À ces mots, entendus à demi, la reine se précipite vers le roi et se serre contre lui comme pour le défendre. Les princes et les princesses quittent brusquement la table.

« M. de Rémusat pense que les Tuileries vont être attaquées, » dit le roi avec une apparente indifférence. Sur ces entrefaites, plusieurs personnes attachées à la famille royale entraient pêle-mêle et sans être annoncées. MM. Thiers, de Broglie, Piscatory, de Lasteyrie, Quinette, Baroche, Cousin, Gustave de Beaumont, Lacrosse, venaient confirmer, par leur témoignage, les paroles de M. de Rémusat.

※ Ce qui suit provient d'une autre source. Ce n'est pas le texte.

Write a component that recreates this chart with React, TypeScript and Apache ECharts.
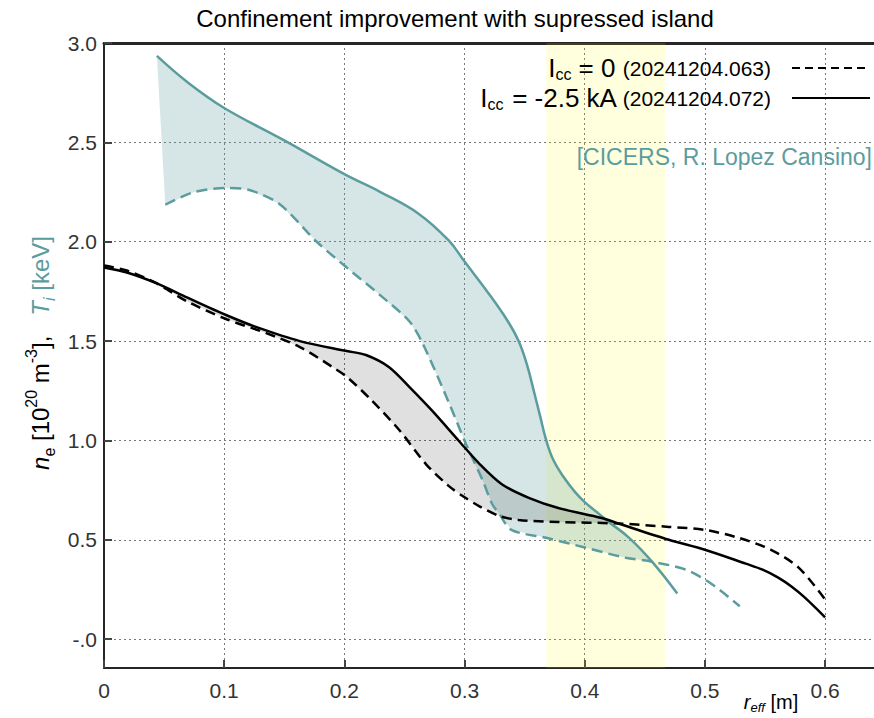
import React, { useEffect, useRef } from 'react';
import * as echarts from 'echarts';

// T_i profiles (teal)
const tiShot072X = [0.044, 0.07, 0.1, 0.15, 0.2, 0.23, 0.262, 0.287, 0.3, 0.32, 0.336, 0.345, 0.352, 0.358, 0.363, 0.368, 0.374, 0.382, 0.392, 0.4, 0.41, 0.42, 0.437, 0.456, 0.477];
const tiShot072Y = [2.935, 2.8, 2.673, 2.51, 2.34, 2.25, 2.14, 2.005, 1.9, 1.74, 1.6, 1.5, 1.38, 1.24, 1.12, 1.0, 0.9, 0.82, 0.74, 0.69, 0.64, 0.59, 0.51, 0.39, 0.23];
const tiShot063X = [0.051, 0.075, 0.102, 0.121, 0.146, 0.177, 0.202, 0.23, 0.254, 0.265, 0.287, 0.301, 0.315, 0.323, 0.329, 0.339, 0.368, 0.401, 0.434, 0.456, 0.484, 0.505, 0.529];
const tiShot063Y = [2.186, 2.25, 2.27, 2.26, 2.19, 2.0, 1.87, 1.73, 1.6, 1.49, 1.19, 0.985, 0.8, 0.68, 0.63, 0.55, 0.51, 0.46, 0.41, 0.39, 0.35, 0.28, 0.166];

// n_e profiles (black)
const neShot072X = [0, 0.019, 0.044, 0.069, 0.102, 0.127, 0.163, 0.202, 0.218, 0.237, 0.254, 0.273, 0.295, 0.312, 0.331, 0.354, 0.378, 0.414, 0.428, 0.47, 0.5, 0.534, 0.548, 0.561, 0.572, 0.583, 0.6];
const neShot072Y = [1.87, 1.845, 1.79, 1.72, 1.63, 1.57, 1.5, 1.45, 1.43, 1.37, 1.27, 1.15, 1.0, 0.885, 0.78, 0.71, 0.66, 0.61, 0.582, 0.5, 0.45, 0.38, 0.35, 0.31, 0.265, 0.21, 0.11];
const neShot063X = [0, 0.019, 0.044, 0.069, 0.102, 0.135, 0.163, 0.19, 0.202, 0.223, 0.246, 0.268, 0.287, 0.3, 0.312, 0.329, 0.345, 0.378, 0.428, 0.47, 0.5, 0.528, 0.555, 0.578, 0.6];
const neShot063Y = [1.88, 1.855, 1.79, 1.7, 1.61, 1.54, 1.47, 1.37, 1.32, 1.2, 1.05, 0.88, 0.77, 0.714, 0.67, 0.62, 0.6, 0.59, 0.582, 0.565, 0.55, 0.51, 0.45, 0.36, 0.2];

// fill limits (where the two curves cross)
const tiFillEndX = 0.456;
const neFillEndX = 0.428;

// highlighted radial band
const bandRange = [0.368, 0.467];

// axes
const xRange = [0, 0.6407];
const yRange = [-0.145, 3.0];
const xStep = 0.1;
const yStep = 0.5;

const titleText = 'Confinement improvement with supressed island';
const legendShots = ['20241204.063', '20241204.072'];
const creditText = '[CICERS, R. Lopez Cansino]';

const TEAL = '#5b9c9e';
const FONT = 'Liberation Sans, Arial, sans-serif';

function pairs(xs: number[], ys: number[]) {
  return xs.map((x, i) => [x, ys[i]]);
}

function bandPolygon(upX: number[], upY: number[], loX: number[], loY: number[], endX: number) {
  const up = pairs(upX, upY).filter((p) => p[0] <= endX + 1e-9);
  const lo = pairs(loX, loY).filter((p) => p[0] <= endX + 1e-9).reverse();
  return up.concat(lo);
}

const legendRich = {
  m: { fontSize: 26, fontFamily: FONT, lineHeight: 29, verticalAlign: 'middle', fill: '#000' },
  s: { fontSize: 16, fontFamily: FONT, lineHeight: 14, verticalAlign: 'bottom', fill: '#000' },
  p: { fontSize: 21, fontFamily: FONT, lineHeight: 29, verticalAlign: 'middle', fill: '#000' },
};

export default function App() {
  const ref = useRef<HTMLDivElement>(null);

  useEffect(() => {
    const chart = echarts.init(ref.current as HTMLDivElement, null, { renderer: 'svg' });

    const tiPoly = bandPolygon(tiShot072X, tiShot072Y, tiShot063X, tiShot063Y, tiFillEndX);
    const nePoly = bandPolygon(neShot072X, neShot072Y, neShot063X, neShot063Y, neFillEndX);

    const fillSeries = (poly: number[][], color: string, z: number) => ({
      type: 'custom',
      silent: true,
      clip: true,
      z,
      data: [[poly[0][0], poly[0][1]]],
      renderItem: (_params: any, api: any) => ({
        type: 'polygon',
        shape: { points: poly.map((p) => api.coord(p)) },
        style: { fill: color, stroke: 'none' },
      }),
    });

    const option: any = {
      animation: false,
      backgroundColor: '#ffffff',
      textStyle: { fontFamily: FONT },
      grid: { left: 104, top: 43, right: 0, bottom: 50, containLabel: false },
      xAxis: [
        {
          type: 'value',
          min: xRange[0],
          max: xRange[1],
          interval: xStep,
          position: 'bottom',
          axisLine: { show: true, onZero: false, lineStyle: { color: '#262626', width: 2 } },
          axisTick: { show: true, inside: true, length: 8, lineStyle: { color: '#444', width: 2 } },
          axisLabel: {
            show: true,
            margin: 12,
            fontSize: 21,
            color: '#333',
            fontFamily: FONT,
            showMaxLabel: false,
            formatter: (v: number) => (Math.abs(v) < 1e-9 ? '0' : v.toFixed(1)),
          },
          splitLine: { show: true, lineStyle: { color: '#777', width: 1, type: [2, 3] } },
        },
        {
          type: 'value',
          min: xRange[0],
          max: xRange[1],
          position: 'top',
          axisLine: { show: true, onZero: false, lineStyle: { color: '#262626', width: 3 } },
          axisTick: { show: false },
          axisLabel: { show: false },
          splitLine: { show: false },
        },
      ],
      yAxis: {
        type: 'value',
        min: yRange[0],
        max: yRange[1],
        minInterval: yStep,
        maxInterval: yStep,
        splitNumber: 6,
        axisLine: { show: true, onZero: false, lineStyle: { color: '#262626', width: 2 } },
        axisTick: { show: true, inside: true, length: 8, lineStyle: { color: '#444', width: 2 } },
        axisLabel: {
          show: true,
          margin: 7,
          fontSize: 21,
          color: '#333',
          fontFamily: FONT,
          showMinLabel: false,
          formatter: (v: number) => (Math.abs(v) < 1e-9 ? '-.0' : v.toFixed(1)),
        },
        splitLine: { show: true, lineStyle: { color: '#777', width: 1, type: [2, 3] } },
      },
      series: [
        fillSeries(tiPoly, 'rgba(95,158,160,0.26)', 1),
        fillSeries(nePoly, 'rgba(0,0,0,0.12)', 2),
        {
          type: 'line',
          name: 'band',
          data: [],
          z: 3,
          markArea: {
            silent: true,
            itemStyle: { color: 'rgba(255,255,0,0.13)' },
            data: [[{ xAxis: bandRange[0] }, { xAxis: bandRange[1] }]],
          },
        },
        {
          type: 'line',
          name: 'Ti 072',
          data: pairs(tiShot072X, tiShot072Y),
          showSymbol: false,
          smooth: 0.4,
          z: 5,
          lineStyle: { color: TEAL, width: 2.5 },
        },
        {
          type: 'line',
          name: 'Ti 063',
          data: pairs(tiShot063X, tiShot063Y),
          showSymbol: false,
          smooth: 0.3,
          z: 5,
          lineStyle: { color: TEAL, width: 2.5, type: [11, 6] },
        },
        {
          type: 'line',
          name: 'ne 072',
          data: pairs(neShot072X, neShot072Y),
          showSymbol: false,
          smooth: 0.3,
          z: 6,
          lineStyle: { color: '#000', width: 2.5 },
        },
        {
          type: 'line',
          name: 'ne 063',
          data: pairs(neShot063X, neShot063Y),
          showSymbol: false,
          smooth: 0.3,
          z: 6,
          lineStyle: { color: '#000', width: 2.5, type: [10, 6] },
        },
      ],
      graphic: [
        {
          type: 'text',
          x: 455,
          y: 18,
          style: {
            text: titleText,
            fontSize: 24,
            fontFamily: FONT,
            fill: '#000',
            align: 'center',
            verticalAlign: 'middle',
          },
        },
        {
          type: 'text',
          x: 771,
          y: 68,
          z: 100,
          style: {
            text: '{m|I}{s|cc}{m| = 0 }{p|(' + legendShots[0] + ')}',
            align: 'right',
            verticalAlign: 'middle',
            fill: '#000',
            fontFamily: FONT,
            rich: legendRich,
          },
        },
        {
          type: 'text',
          x: 771,
          y: 98,
          z: 100,
          style: {
            text: '{m|I}{s|cc}{m| = -2.5 kA }{p|(' + legendShots[1] + ')}',
            align: 'right',
            verticalAlign: 'middle',
            fill: '#000',
            fontFamily: FONT,
            rich: legendRich,
          },
        },
        {
          type: 'line',
          z: 100,
          shape: { x1: 792, y1: 68, x2: 870, y2: 68 },
          style: { stroke: '#000', lineWidth: 2, lineDash: [8, 5] },
        },
        {
          type: 'line',
          z: 100,
          shape: { x1: 792, y1: 98, x2: 870, y2: 98 },
          style: { stroke: '#000', lineWidth: 2 },
        },
        {
          type: 'text',
          x: 872,
          y: 157,
          z: 100,
          style: {
            text: creditText,
            fontSize: 23,
            fontFamily: FONT,
            fill: TEAL,
            align: 'right',
            verticalAlign: 'middle',
          },
        },
        {
          type: 'text',
          x: 40,
          y: 353,
          rotation: Math.PI / 2,
          style: {
            text: '{n|n}{ns|e}{t| [10}{sup|20}{t| m}{sup|-3}{t|],   }{T|T}{Ts|i}{k| [keV]}',
            align: 'center',
            verticalAlign: 'middle',
            fontFamily: FONT,
            rich: {
              n: { fontSize: 24, fontStyle: 'italic', fontFamily: FONT, lineHeight: 34, verticalAlign: 'middle', fill: '#000' },
              ns: { fontSize: 16, fontFamily: FONT, lineHeight: 16, verticalAlign: 'bottom', fill: '#000' },
              t: { fontSize: 24, fontFamily: FONT, lineHeight: 34, verticalAlign: 'middle', fill: '#000' },
              sup: { fontSize: 16, fontFamily: FONT, lineHeight: 16, verticalAlign: 'top', fill: '#000' },
              T: { fontSize: 24, fontStyle: 'italic', fontFamily: FONT, lineHeight: 34, verticalAlign: 'middle', fill: TEAL },
              Ts: { fontSize: 16, fontStyle: 'italic', fontFamily: FONT, lineHeight: 16, verticalAlign: 'bottom', fill: TEAL },
              k: { fontSize: 24, fontFamily: FONT, lineHeight: 34, verticalAlign: 'middle', fill: TEAL },
            },
          },
        },
        {
          type: 'text',
          x: 771,
          y: 702,
          style: {
            text: '{r|r}{s|eff}{t| [m]}',
            align: 'center',
            verticalAlign: 'middle',
            fontFamily: FONT,
            rich: {
              r: { fontSize: 20, fontStyle: 'italic', fontFamily: FONT, lineHeight: 24, verticalAlign: 'middle', fill: '#000' },
              s: { fontSize: 13, fontStyle: 'italic', fontFamily: FONT, lineHeight: 13, verticalAlign: 'bottom', fill: '#000' },
              t: { fontSize: 20, fontFamily: FONT, lineHeight: 24, verticalAlign: 'middle', fill: '#000' },
            },
          },
        },
      ],
    };

    chart.setOption(option);
    return () => chart.dispose();
  }, []);

  return (
    <div
      ref={ref}
      style={{ position: 'fixed', left: 0, top: 0, width: 874, height: 718, background: '#fff' }}
    />
  );
}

M. de Laubespin, capitaine d’état-major, apporte une nouvelle plus précise encore et plus désastreuse : la colonne du général Bedeau a mis la crosse en l’air. Les insurgés ont pillé les caissons et se sont emparés de deux pièces de canon ; les Tuileries sont complètement à découvert du côté de la place de la Concorde. Le duc d’Elchingen et M. Jules de Lasteyrie sortent pour s’assurer par eux-mêmes de l’état des choses. Le roi et les ministres entrent en délibération pour savoir s’il faut attendre aux Tuileries l’assaut des masses populaires ou se retirer dans quelque place forte. M. Thiers conseille d’aller à Saint-Cloud, d’y rassembler les troupes, et de faire, de là, un retour offensif sur Paris[1]. Louis-Philippe pense qu’il vaudrait mieux se retirer à Vincennes. Tandis qu’on délibère, un aide de camp du général Bedeau apporte des renseignements plus exacts sur les faits qui se sont passés à la place de la Concorde. Le peuple s’est retiré, et les troupes occupent, dans un ordre parfait, la place et toutes ses avenues. On se rassure ; on décide que le roi va passer la revue des troupes.

Pendant qu’il revêt son uniforme d’officier général de la garde nationale et le cordon de la Légion d’honneur, avec l’impassibilité d’un homme qui, se conformant à l’avis de

  1. Le maréchal Bugeaud approuvait le projet de M. Thiers.